When they were done, I rinsed them to cool and salted them with a bit of coarse sea salt. The saltyness was perfect for me, and the taste and texture were very good. The only problem was when cutting off the ends the hard strings came off too and allowed the pods to open so about a third of the beans came out. Oh well
I'll have to keep trying.

obachan said...

Hi mr. food,
Thanks for sharing the result of your experiment. Since 4% was a bit too salty for me, I might try rinsing the edamame after rubbing them with salt, like you did, and boiling in 3% salt water, maybe.
Did you cut off the ends with a knife? I used scissors from 100-yen shop and didn't have the problem of the hard strings coming off.
Anyway, better luck next time :)

Anonymous said...

My father would buy huge amounts of fresh ones every season as well as peanuts that he boiled.

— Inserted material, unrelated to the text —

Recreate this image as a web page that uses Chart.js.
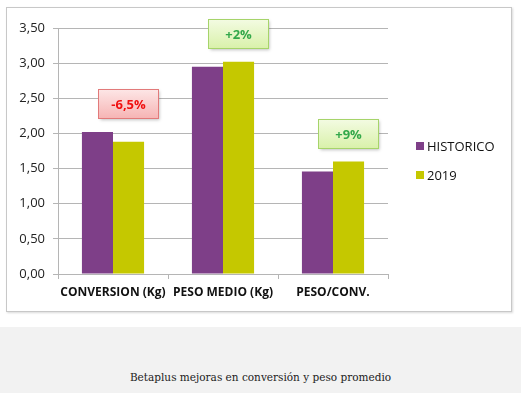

It's amazing how cheap and bountiful such treats used to be. I remember them hot from the pot even after a cooling rinse.

obachan said...

anonymous commenter
So fresh peanuts are available in your area? I really want to find some to make boiled peanuts that I miss...

Anonymous said...

Greetings from North Carolina! While the so called "Asian Cuisine" available in restaurants here is an utter abomination to all mankind, we are blessed with living right next to a 20 acre field which, at the moment, is planted with ripening soybeans! My youngest son (4 years old) adores edamane and I was hoping to locate a good recipe. Thank you so very much for sharing!

obachan said...

So great to hear that you can get fresh edamame over there! I thought maybe people outside Japan can get frozen ones only, but no way. Gee, I can see the “real world” through blogging and I love it so much.